## BEGIN

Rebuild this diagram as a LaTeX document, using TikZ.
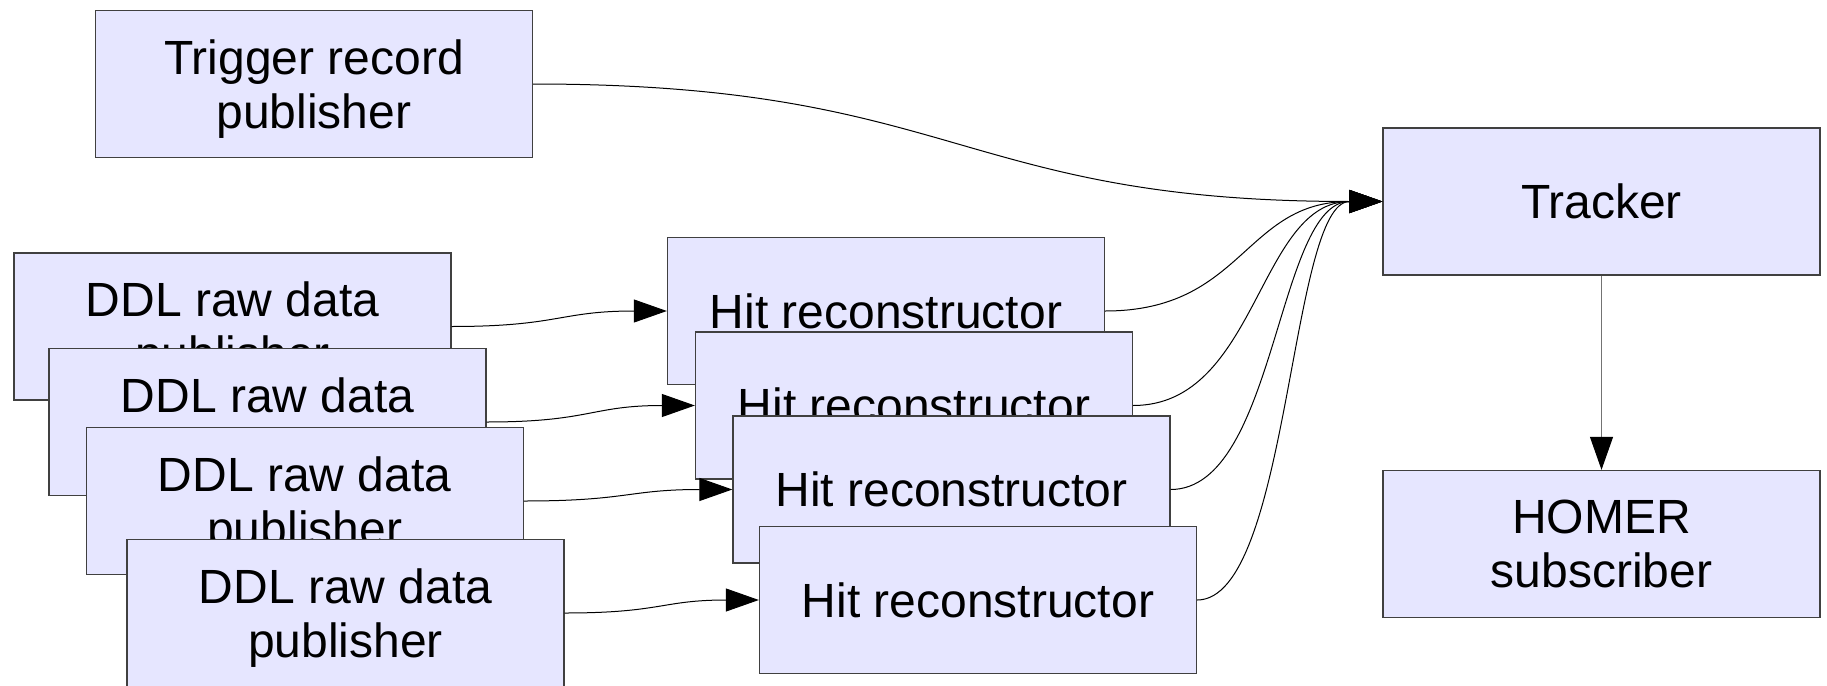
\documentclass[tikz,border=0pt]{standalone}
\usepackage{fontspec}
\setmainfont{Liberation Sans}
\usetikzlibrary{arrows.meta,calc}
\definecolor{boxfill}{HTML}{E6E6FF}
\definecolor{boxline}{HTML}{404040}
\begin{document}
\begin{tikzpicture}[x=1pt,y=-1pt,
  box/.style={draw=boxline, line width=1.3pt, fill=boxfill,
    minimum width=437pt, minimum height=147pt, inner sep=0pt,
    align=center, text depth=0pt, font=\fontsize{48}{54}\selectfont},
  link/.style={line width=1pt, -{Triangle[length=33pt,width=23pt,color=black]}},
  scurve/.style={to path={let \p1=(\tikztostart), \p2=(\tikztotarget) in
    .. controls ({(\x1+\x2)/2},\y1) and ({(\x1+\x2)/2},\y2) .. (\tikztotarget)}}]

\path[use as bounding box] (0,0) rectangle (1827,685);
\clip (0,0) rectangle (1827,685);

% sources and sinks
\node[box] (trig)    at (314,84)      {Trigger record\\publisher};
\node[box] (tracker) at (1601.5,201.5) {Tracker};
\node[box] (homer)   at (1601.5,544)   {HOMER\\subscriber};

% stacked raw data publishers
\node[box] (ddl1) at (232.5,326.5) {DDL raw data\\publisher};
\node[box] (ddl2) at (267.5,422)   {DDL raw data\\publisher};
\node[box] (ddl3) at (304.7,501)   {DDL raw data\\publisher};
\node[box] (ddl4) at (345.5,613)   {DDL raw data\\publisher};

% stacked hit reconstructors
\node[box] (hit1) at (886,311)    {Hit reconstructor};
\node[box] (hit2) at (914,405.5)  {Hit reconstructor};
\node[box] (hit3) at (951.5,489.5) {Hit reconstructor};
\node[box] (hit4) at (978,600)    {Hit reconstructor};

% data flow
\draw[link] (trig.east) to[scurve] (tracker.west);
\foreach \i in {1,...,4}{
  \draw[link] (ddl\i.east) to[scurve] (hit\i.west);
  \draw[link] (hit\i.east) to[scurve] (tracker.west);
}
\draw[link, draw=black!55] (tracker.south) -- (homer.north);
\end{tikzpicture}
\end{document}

## END

**Written exercise**
Transcribe the opening line of the listing above, please, and every line after it through the line with "(hit4) at (978,600)", word for word, without pictures.

**Output below**
Rebuild this diagram as a LaTeX document, using TikZ.
\documentclass[tikz,border=0pt]{standalone}
\usepackage{fontspec}
\setmainfont{Liberation Sans}
\usetikzlibrary{arrows.meta,calc}
\definecolor{boxfill}{HTML}{E6E6FF}
\definecolor{boxline}{HTML}{404040}
\begin{document}
\begin{tikzpicture}[x=1pt,y=-1pt,
  box/.style={draw=boxline, line width=1.3pt, fill=boxfill,
    minimum width=437pt, minimum height=147pt, inner sep=0pt,
    align=center, text depth=0pt, font=\fontsize{48}{54}\selectfont},
  link/.style={line width=1pt, -{Triangle[length=33pt,width=23pt,color=black]}},
  scurve/.style={to path={let \p1=(\tikztostart), \p2=(\tikztotarget) in
    .. controls ({(\x1+\x2)/2},\y1) and ({(\x1+\x2)/2},\y2) .. (\tikztotarget)}}]

\path[use as bounding box] (0,0) rectangle (1827,685);
\clip (0,0) rectangle (1827,685);

% sources and sinks
\node[box] (trig)    at (314,84)      {Trigger record\\publisher};
\node[box] (tracker) at (1601.5,201.5) {Tracker};
\node[box] (homer)   at (1601.5,544)   {HOMER\\subscriber};

% stacked raw data publishers
\node[box] (ddl1) at (232.5,326.5) {DDL raw data\\publisher};
\node[box] (ddl2) at (267.5,422)   {DDL raw data\\publisher};
\node[box] (ddl3) at (304.7,501)   {DDL raw data\\publisher};
\node[box] (ddl4) at (345.5,613)   {DDL raw data\\publisher};

% stacked hit reconstructors
\node[box] (hit1) at (886,311)    {Hit reconstructor};
\node[box] (hit2) at (914,405.5)  {Hit reconstructor};
\node[box] (hit3) at (951.5,489.5) {Hit reconstructor};
\node[box] (hit4) at (978,600)    {Hit reconstructor};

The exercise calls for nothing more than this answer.